An Addictive Yield from Cigarettes
British American Tobacco boasts a spotless record of rewarding shareholders, writes Douglas Moffitt in The IRS Report.
I am still not convinced the March FTSE low will not be tested again, though I think it is increasingly likely it will not: the real test may not come until interest and inflation rates start rising again. But Sainsbury’s (LSE: SBRY) surprise equity cash raising was another wake-up call to remind us that, until the banks start lending properly again, it is likely to be shareholders—existing or newly-recruited—who will have to put up the working capital which companies need.

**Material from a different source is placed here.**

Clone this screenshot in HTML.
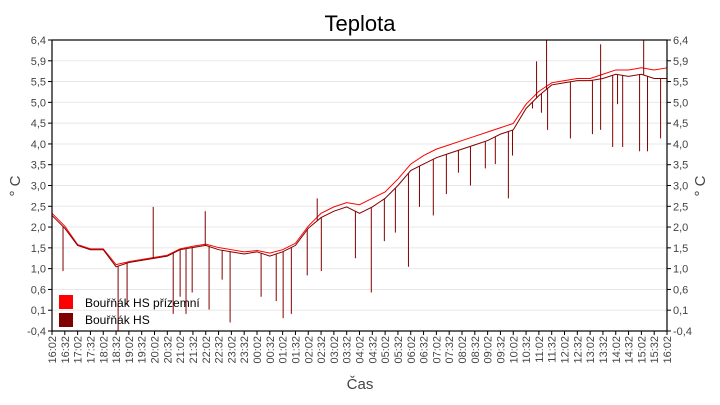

So, I will not be surprised if [other companies I invest in] come round to me with the begging bowl. I hope, on the basis of the big discounts at which other rights issues are being priced, that they will offer me better terms than I can get by buying in the market now. And if the utility companies—probably carrying more debt than they are now really comfortable with—see others getting away with it, even they could be tempted to follow suit.
[Since] I have no need to needlessly raise our risk profile, I have turned to another tried and tested earner, the addictive weed. The market collapse has left yields on the major tobacco companies at almost unprecedentedly generous levels, and I can no longer resist British American Tobacco (LSE: BATS; NYSE: BTI).
It recently celebrated its centenary, but has only existed in its current stock market form as a “pure” tobacco company for some ten years.